Indium is a good conductor because it has an unpaired electron in its valence shell (5s). Like most metals, indium's nucleus and core electrons remain as positively charged cores while the valence electron from each atom can easily jump between each core. The ease with which the electrons can jump around means In will be a good conductor.

From this site:

“Indium is is a good conductor of electricity, which can send signals to individual pixels on the screen without light interference from other pixels. The production of indium has increased considerably in recent decades, and China is the world's leading producer of it.”

(Assuming electrical conductivity in this answer.) Indium is more conductive than many materials, but is less conductive than others. As some points of reference, copper, probably the most popular conductor material (and second-most conductive metal), has a conductivity ~6x greater than that of indium; silicon, the popular semiconductor, has a conductivity ~10000x smaller than that of indium; and insulators, which do not conduct to any practical extent, can have conductivities many orders of magnitude smaller than that. [ This page has a nice plot showing resistivity, the inverse of conductivity, of many types of materials.] There is no scientific cutoff for "good" or "bad" conductors, though the conductivity of indium is high enough that it is considered a conductor rather than a semiconductor or an insulator.

Conductors are materials through which electrical charge carriers can move relatively easily.

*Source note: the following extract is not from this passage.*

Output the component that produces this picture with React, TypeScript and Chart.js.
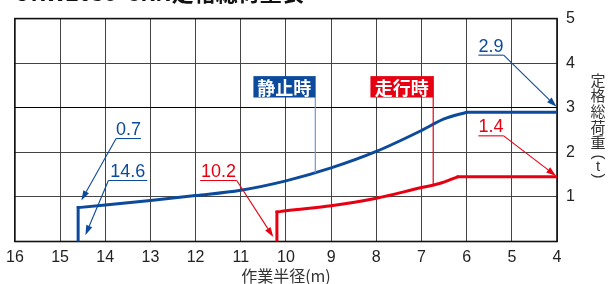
import React, { useEffect, useRef } from 'react';
import { Chart, registerables } from 'chart.js';

Chart.register(...registerables);

// ---- data ----
const xMin = 4;
const xMax = 16;
const yMin = 0;
const yMax = 5;
// 静止時 (static): vertical rise, curve, flat
const staticRiseX = [14.6, 14.6];
const staticRiseY = [0, 0.76];
const staticCurveX = [14.6, 14, 13, 12, 11, 10, 9, 8, 7, 6.5, 6];
const staticCurveY = [0.76, 0.82, 0.92, 1.03, 1.15, 1.36, 1.65, 2.02, 2.49, 2.75, 2.9];
const staticFlatX = [6, 4];
const staticFlatY = [2.9, 2.9];
// 走行時 (travelling)
const travelRiseX = [10.2, 10.2];
const travelRiseY = [0, 0.66];
const travelCurveX = [10.2, 10, 9, 8, 7, 6.6, 6.2];
const travelCurveY = [0.66, 0.69, 0.8, 0.97, 1.21, 1.3, 1.45];
const travelFlatX = [6.2, 4];
const travelFlatY = [1.45, 1.45];

const seriesNames = ['静止時', '走行時'];
const calloutTexts = ['0.7', '14.6', '10.2', '2.9', '1.4'];
const chartTitle = 'URW2035-CRN定格総荷重表';
const xTitle = '作業半径(m)';
const yTitleChars = ['定', '格', '総', '荷', '重'];
const yTitleUnit = 't';

const BLUE = '#0c4a9c';
const RED = '#e60012';
const LIGHT_BLUE = '#6a9ad6';

// callout geometry in data units
const callouts = [
  { text: calloutTexts[0], x1: 13.76, x2: 13.21, y: 2.31, from: 'left', tx: 14.53, ty: 0.92, color: BLUE },
  { text: calloutTexts[1], x1: 13.93, x2: 13.07, y: 1.37, from: 'left', tx: 14.44, ty: 0.14, color: BLUE },
  { text: calloutTexts[2], x1: 11.9, x2: 11.09, y: 1.37, from: 'right', tx: 10.28, ty: 0.1, color: RED },
  { text: calloutTexts[3], x1: 5.74, x2: 5.18, y: 4.18, from: 'right', tx: 4.01, ty: 3.02, color: BLUE },
  { text: calloutTexts[4], x1: 5.74, x2: 5.18, y: 2.37, from: 'right', tx: 4.02, ty: 1.47, color: RED },
];

const boxes = [
  { text: seriesNames[0], x1: 10.72, x2: 9.35, y1: 3.71, y2: 3.23, leadTo: 1.54, fill: BLUE, lead: LIGHT_BLUE },
  { text: seriesNames[1], x1: 8.13, x2: 6.74, y1: 3.71, y2: 3.23, leadTo: 1.25, fill: RED, lead: RED },
];

const annotatePlugin = {
  id: 'annotate',
  beforeDatasetsDraw(chart: any) {
    const { ctx, chartArea } = chart;
    ctx.save();
    ctx.strokeStyle = '#111';
    ctx.lineWidth = 1.6;
    ctx.strokeRect(chartArea.left, chartArea.top, chartArea.right - chartArea.left, chartArea.bottom - chartArea.top);
    ctx.restore();
  },
  afterDatasetsDraw(chart: any) {
    const { ctx } = chart;
    const xs = chart.scales.x;
    const ys = chart.scales.y;
    const px = (v: number) => xs.getPixelForValue(v);
    const py = (v: number) => ys.getPixelForValue(v);
    ctx.save();

    boxes.forEach((b) => {
      const l = px(b.x1), r = px(b.x2), t = py(b.y1), bt = py(b.y2);
      ctx.strokeStyle = b.lead;
      ctx.lineWidth = 1.2;
      ctx.beginPath();
      ctx.moveTo(r, t);
      ctx.lineTo(r, py(b.leadTo));
      ctx.stroke();
      ctx.fillStyle = b.fill;
      ctx.fillRect(l, t, r - l, bt - t);
      ctx.fillStyle = '#fff';
      ctx.font = 'bold 18px "Noto Sans CJK JP"';
      ctx.textAlign = 'center';
      ctx.textBaseline = 'middle';
      ctx.fillText(b.text, (l + r) / 2, (t + bt) / 2 + 1);
    });

    callouts.forEach((c) => {
      const l = px(c.x1), r = px(c.x2), y = py(c.y);
      const tx = px(c.tx), ty = py(c.ty);
      ctx.strokeStyle = c.color;
      ctx.fillStyle = c.color;
      ctx.lineWidth = 1.1;
      const sx = c.from === 'left' ? l : r;
      ctx.beginPath();
      ctx.moveTo(r, y);
      ctx.lineTo(l, y);
      ctx.stroke();
      const ang = Math.atan2(ty - y, tx - sx);
      const len = 10, half = 3.2;
      const bx = tx - len * Math.cos(ang), by = ty - len * Math.sin(ang);
      ctx.beginPath();
      ctx.moveTo(sx, y);
      ctx.lineTo(bx, by);
      ctx.stroke();
      ctx.beginPath();
      ctx.moveTo(tx, ty);
      ctx.lineTo(bx + half * Math.sin(ang), by - half * Math.cos(ang));
      ctx.lineTo(bx - half * Math.sin(ang), by + half * Math.cos(ang));
      ctx.closePath();
      ctx.fill();
      ctx.font = '18px "Liberation Sans", Arial, sans-serif';
      ctx.textAlign = 'center';
      ctx.textBaseline = 'alphabetic';
      ctx.fillText(c.text, (l + r) / 2, y - 3.5);
    });

    ctx.restore();
  },
  afterDraw(chart: any) {
    const { ctx, chartArea } = chart;
    ctx.save();
    ctx.fillStyle = '#111';
    ctx.font = 'bold 22px "Noto Sans CJK JP"';
    ctx.textAlign = 'left';
    ctx.textBaseline = 'alphabetic';
    ctx.fillText(chartTitle, 14, 1);

    const cx = chartArea.right + 41;
    ctx.fillStyle = '#333';
    ctx.font = '15px "Noto Sans CJK JP"';
    ctx.textAlign = 'center';
    ctx.textBaseline = 'middle';
    let y = 80;
    yTitleChars.forEach((ch) => {
      ctx.fillText(ch, cx, y);
      y += 15.6;
    });
    const drawRot = (ch: string, yy: number) => {
      ctx.save();
      ctx.translate(cx, yy);
      ctx.rotate(Math.PI / 2);
      ctx.font = '15px "Liberation Sans", Arial, sans-serif';
      ctx.fillText(ch, 0, 0);
      ctx.restore();
    };
    drawRot('(', 157);
    ctx.font = '15px "Liberation Sans", Arial, sans-serif';
    ctx.fillText(yTitleUnit, cx, 167);
    drawRot(')', 176);
    ctx.restore();
  },
};

const pts = (xs: number[], ys: number[]) => xs.map((x, i) => ({ x, y: ys[i] }));

const seg = (label: string, data: any[], color: string, smooth: boolean, cap: string) => ({
  label,
  data,
  borderColor: color,
  borderWidth: 3,
  pointRadius: 0,
  borderJoinStyle: 'round',
  borderCapStyle: cap,
  cubicInterpolationMode: smooth ? 'monotone' : 'default',
  tension: smooth ? 0.4 : 0,
  fill: false,
});

export default function App() {
  const ref = useRef<HTMLCanvasElement | null>(null);
  useEffect(() => {
    if (!ref.current) return;
    const chart = new Chart(ref.current, {
      type: 'line',
      data: {
        datasets: [
          seg(seriesNames[0], pts(staticRiseX, staticRiseY), BLUE, false, 'square'),
          seg(seriesNames[0], pts(staticCurveX, staticCurveY), BLUE, true, 'round'),
          seg(seriesNames[0], pts(staticFlatX, staticFlatY), BLUE, false, 'round'),
          seg(seriesNames[1], pts(travelRiseX, travelRiseY), RED, false, 'square'),
          seg(seriesNames[1], pts(travelCurveX, travelCurveY), RED, true, 'round'),
          seg(seriesNames[1], pts(travelFlatX, travelFlatY), RED, false, 'round'),
        ],
      },
      options: {
        responsive: false,
        animation: false,
        devicePixelRatio: 1,
        layout: { padding: { left: 13.5, top: 15, right: 0, bottom: 0 } },
        plugins: { legend: { display: false }, tooltip: { enabled: false }, title: { display: false } },
        scales: {
          x: {
            type: 'linear',
            reverse: true,
            min: xMin,
            max: xMax,
            afterFit: (s: any) => { s.height = 42.5; },
            ticks: {
              stepSize: 1,
              padding: 6,
              color: '#222',
              font: { family: '"Liberation Sans", Arial, sans-serif', size: 16 },
              maxRotation: 0,
              autoSkip: false,
            },
            grid: { color: '#444', lineWidth: 1, drawTicks: false },
            border: { display: false },
            title: {
              display: true,
              text: xTitle,
              color: '#333',
              font: { family: '"Noto Sans CJK JP"', size: 16, lineHeight: 1 },
              padding: { top: 0, bottom: 0 },
            },
          },
          y: {
            type: 'linear',
            position: 'right',
            min: yMin,
            max: yMax,
            afterFit: (s: any) => { s.width = 51; },
            ticks: {
              stepSize: 1,
              padding: 9,
              color: '#222',
              font: { family: '"Liberation Sans", Arial, sans-serif', size: 16 },
              callback: (v: any) => (v === 0 ? '' : String(v)),
            },
            grid: {
              color: (c: any) => (c.tick && c.tick.value === 3 ? '#000' : '#444'),
              lineWidth: 1,
              drawTicks: false,
            },
            border: { display: false },
          },
        },
      },
      plugins: [annotatePlugin],
    } as any);
    return () => chart.destroy();
  }, []);
  return (
    <div style={{ position: 'fixed', left: 0, top: 0, width: 608, height: 284, background: '#fff' }}>
      <canvas ref={ref} width={608} height={284} style={{ width: 608, height: 284, display: 'block' }} />
    </div>
  );
}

In metals, like indium, this means that the outer (valence) electrons of the atoms are not strongly held to any particular atomic nucleus and will readily drift among the nuclei when an electrical field is applied. Conductivity can vary slightly even for a given element too, mostly based on whether the nuclei get in the way of the moving electrons. For example, conductivity decreases as temperature increases because the nuclei vibrate more rapidly and interfere with the motion of the electrons.

Considering conductivity at a more detailed level (and starting to get into some quantum physics), electrons can only move between vacant energy levels (/states). Metals (or other solids) are conductive because the energies of the lowest-energy unoccupied states overlap with energies of the highest-energy occupied states. (In Band Theory of Solids , these sets of energy levels are called the conduction and valence bands, respectively.) Thus, in conductors only a small amount of energy is needed to cause an electron to move to some other unoccupied state. Conversely, insulators have a large gap between these energy levels and electrons cannot move to open states. Semiconductors have a gap between these bands, but the magnitude is small enough that electrons can be forced across with enough energy input. Within the conductor class there is variation in conductivity because the energy levels differ between elements based on the filled orbitals, crystal structure (arrangement of the atoms in a bulk piece of the material), and nature of the bonding. These produce different " densities of states", which is essentially a measure of how much room is available for electrons to move through. More room to move essentially means more conductivity.

Generally speaking, yes. Indium is considered a conductor. Alloys of Indium are used in a lot of consumer electronics, such as LCDs and solar panels.